Lumens describe visible light output from a lamp or fitting.
A lumen is a measure of visible light output.
Technical meaning
Lumens describe luminous flux: the quantity of visible light output stated for a lamp, module or complete luminaire.
For lighting calculations, the useful value is the output basis that matches the installed fitting. Bare lamp lumens and complete-luminaire lumens can lead to different estimates.
Calculation use
A target lumen allowance is normally derived from the selected lux target, assessed area, utilisation factor and maintenance factor.
Fixture count comes from dividing the required lumen allowance by the published output for one fitting, then rounding to a whole number.
Not the same as
Lumens are not lux. The same lumen package can produce different illuminance when the area, mounting height, distribution or surface reflectance changes.

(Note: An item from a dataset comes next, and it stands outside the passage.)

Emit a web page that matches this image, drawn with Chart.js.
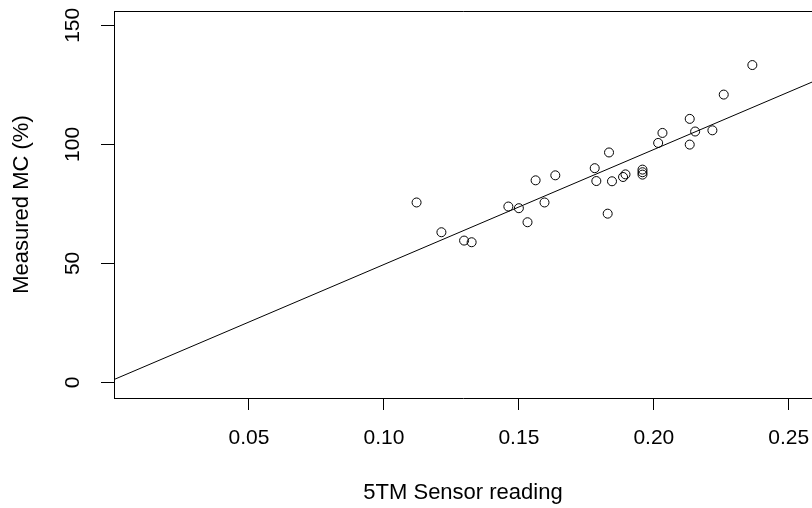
<!DOCTYPE html>
<html>
<head>
<meta charset="utf-8">
<script src="https://cdn.jsdelivr.net/npm/chart.js@4"></script>
<style>
  html, body { margin: 0; padding: 0; background: #fff; overflow: hidden; }
  canvas { display: block; }
</style>
</head>
<body>
<canvas id="myChart" width="812" height="508"></canvas>
<script>
// sensor readings and measured moisture content
const sensorReading = [
	0.1121, 0.1213, 0.1297, 0.1325, 0.1461, 0.1500, 0.1532, 0.1562, 0.1595, 0.1635,
	0.1781, 0.1787, 0.1834, 0.1829, 0.1845, 0.1886, 0.1895, 0.1958, 0.1958, 0.1958,
	0.2016, 0.2032, 0.2133, 0.2133, 0.2153, 0.2217, 0.2259, 0.2365
]
const measuredMC = [
	75.6, 63.1, 59.6, 58.9, 73.9, 73.2, 67.3, 84.9, 75.6, 87.0,
	90.0, 84.6, 96.6, 70.9, 84.5, 86.3, 87.4, 89.4, 88.3, 87.3,
	100.6, 104.8, 99.9, 110.7, 105.4, 105.9, 120.9, 133.3
]

// fitted line (abline)
const fitIntercept = 1.25
const fitSlope = 483

const xTicks = [0.05, 0.10, 0.15, 0.20, 0.25]
const yTicks = [0, 50, 100, 150]

const xRange = [0, 0.2586]
const yRange = [-6.5, 156]

const fontFamily = '"Liberation Sans", Arial, sans-serif'

// top border of the plot box (R draws a full box, right side is cut off)
const boxPlugin = {
	id: 'box',
	afterDraw(chart) {
		const { ctx, chartArea } = chart;
		ctx.save();
		ctx.strokeStyle = '#000';
		ctx.lineWidth = 1;
		ctx.beginPath();
		ctx.moveTo(Math.round(chartArea.left) + 0.5, Math.round(chartArea.top) + 0.5);
		ctx.lineTo(chartArea.right + 2, Math.round(chartArea.top) + 0.5);
		ctx.stroke();
		ctx.restore();
	}
}

const points = sensorReading.map((x, i) => ({ x: x, y: measuredMC[i] }))
const fitLine = xRange.map(x => ({ x: x, y: fitIntercept + fitSlope * x }))

var ctx = document.getElementById('myChart').getContext('2d');
var myChart = new Chart(ctx, {
	type: 'scatter',
	data: {
		datasets: [
			{
				label: 'Measured MC',
				data: points,
				pointStyle: 'circle',
				pointRadius: 4.5,
				pointBorderWidth: 1,
				pointBorderColor: '#000',
				pointBackgroundColor: 'rgba(0,0,0,0)'
			},
			{
				type: 'line',
				label: 'fit',
				data: fitLine,
				borderColor: '#000',
				borderWidth: 1,
				pointRadius: 0,
				fill: false
			}
		]
	},
	options: {
		responsive: false,
		animation: false,
		layout: { autoPadding: false, padding: { top: 11, left: 0, right: 0, bottom: 0 } },
		plugins: {
			legend: { display: false },
			tooltip: { enabled: false }
		},
		scales: {
			x: {
				type: 'linear',
				min: xRange[0],
				max: xRange[1],
				afterBuildTicks: scale => { scale.ticks = xTicks.map(v => ({ value: v })) },
				afterFit: scale => {
					scale.height = 110
					scale.paddingLeft = 0
					scale.paddingRight = 0
				},
				grid: { drawOnChartArea: false, tickLength: 12, color: '#000', lineWidth: 1 },
				border: { color: '#000', width: 1 },
				ticks: {
					color: '#000',
					padding: 16,
					maxRotation: 0,
					font: { family: fontFamily, size: 21 },
					callback: v => Number(v).toFixed(2)
				},
				title: {
					display: true,
					text: '5TM Sensor reading',
					color: '#000',
					font: { family: fontFamily, size: 22 },
					padding: { top: 0, bottom: 2 }
				}
			},
			y: {
				type: 'linear',
				min: yRange[0],
				max: yRange[1],
				afterBuildTicks: scale => { scale.ticks = yTicks.map(v => ({ value: v })) },
				afterFit: scale => {
					scale.width = 114
					scale.paddingTop = 0
					scale.paddingBottom = 0
				},
				grid: { drawOnChartArea: false, tickLength: 13, color: '#000', lineWidth: 1 },
				border: { color: '#000', width: 1 },
				ticks: {
					color: '#000',
					padding: 10,
					minRotation: 90,
					maxRotation: 90,
					crossAlign: 'center',
					font: { family: fontFamily, size: 21 }
				},
				title: {
					display: true,
					text: 'Measured MC (%)',
					color: '#000',
					font: { family: fontFamily, size: 22 },
					padding: { top: 9, bottom: 0 }
				}
			}
		}
	},
	plugins: [boxPlugin]
});
</script>
</body>
</html>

Lumens are not watts. Input power belongs to connected load and energy calculations.
Australian context
Australian lighting schedules should keep lumen output, input watts, colour temperature, CRI, IP marking and control notes separate so an estimate is traceable.
Examples
Example
Value
Planning note
900 lm downlight
900 lm per fitting
Count estimates still need beam angle, spacing, UF and MF checks.
12,000 lm allowance
target group output
A fixture-count calculation converts the allowance into whole luminaires.
Installed lumens
fittings x lumens each
Installed output is not the same as maintained lux at the task plane.
The lumen relationship is formula-based. Standards or project briefs decide which task, plane and maintained basis the lumen allowance is meant to support.